Se nella vita individuale ogni passione discende dai nostri desideri, nella vita sociale è l’invidia a prendere il posto del desiderio. L’invidia – la passione irresistibile che trasforma le relazioni sociali in occasione di rivalità, diffidenza, orgoglio, può essere limitata non dalla razionalità, ma dalla forza. Le passioni – materia impolitica per eccellenza perché legata all’individuo – legittimano la politica.
La forza del sovrano – propria di chi non usa le passioni e garantisce per tutti – è legittimata dall’impossibilità di trovare autonomamente una soluzione a limitare l’incontenibilità delle passioni. L’uomo invidioso finisce per trasfigurarsi in un uomo sottomesso.
In questo modo il ruolo del politico è quello che controlla le nostre passioni ma non si fa da esse controllare.

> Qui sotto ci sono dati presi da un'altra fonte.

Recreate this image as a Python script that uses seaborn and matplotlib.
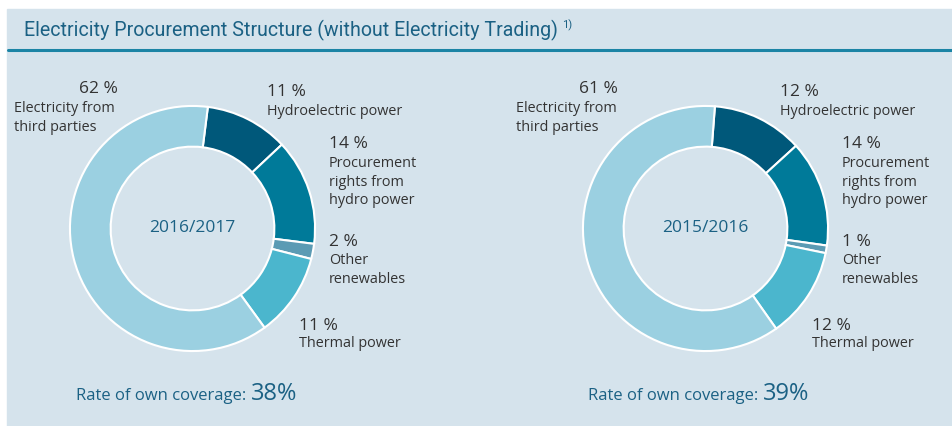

Chi fa parte della società dei consumatori è a sua volta un prodotto di consumo, ed è proprio questa caratteristica a renderlo membro genuino di tale società. Essere e restare un prodotto vendibile è la motivazione più potente – anche se generalmente latente, raramente consapevole e ancor più raramente dichiarata in modo esplicito – delle preoccupazioni del consumatore. Il potere di accrescere il prezzo di mercato del consumatore stesso tende a essere il metro per valutare la forza di attrazione dei beni di consumo, cioè di quegli oggetti attuali o potenziali del desiderio che innescano le azioni dei consumatori. Trasformare se stessi in una merce vendibile è un’attività fai da te. La sfida e l’impresa non è diventare, ma costruire.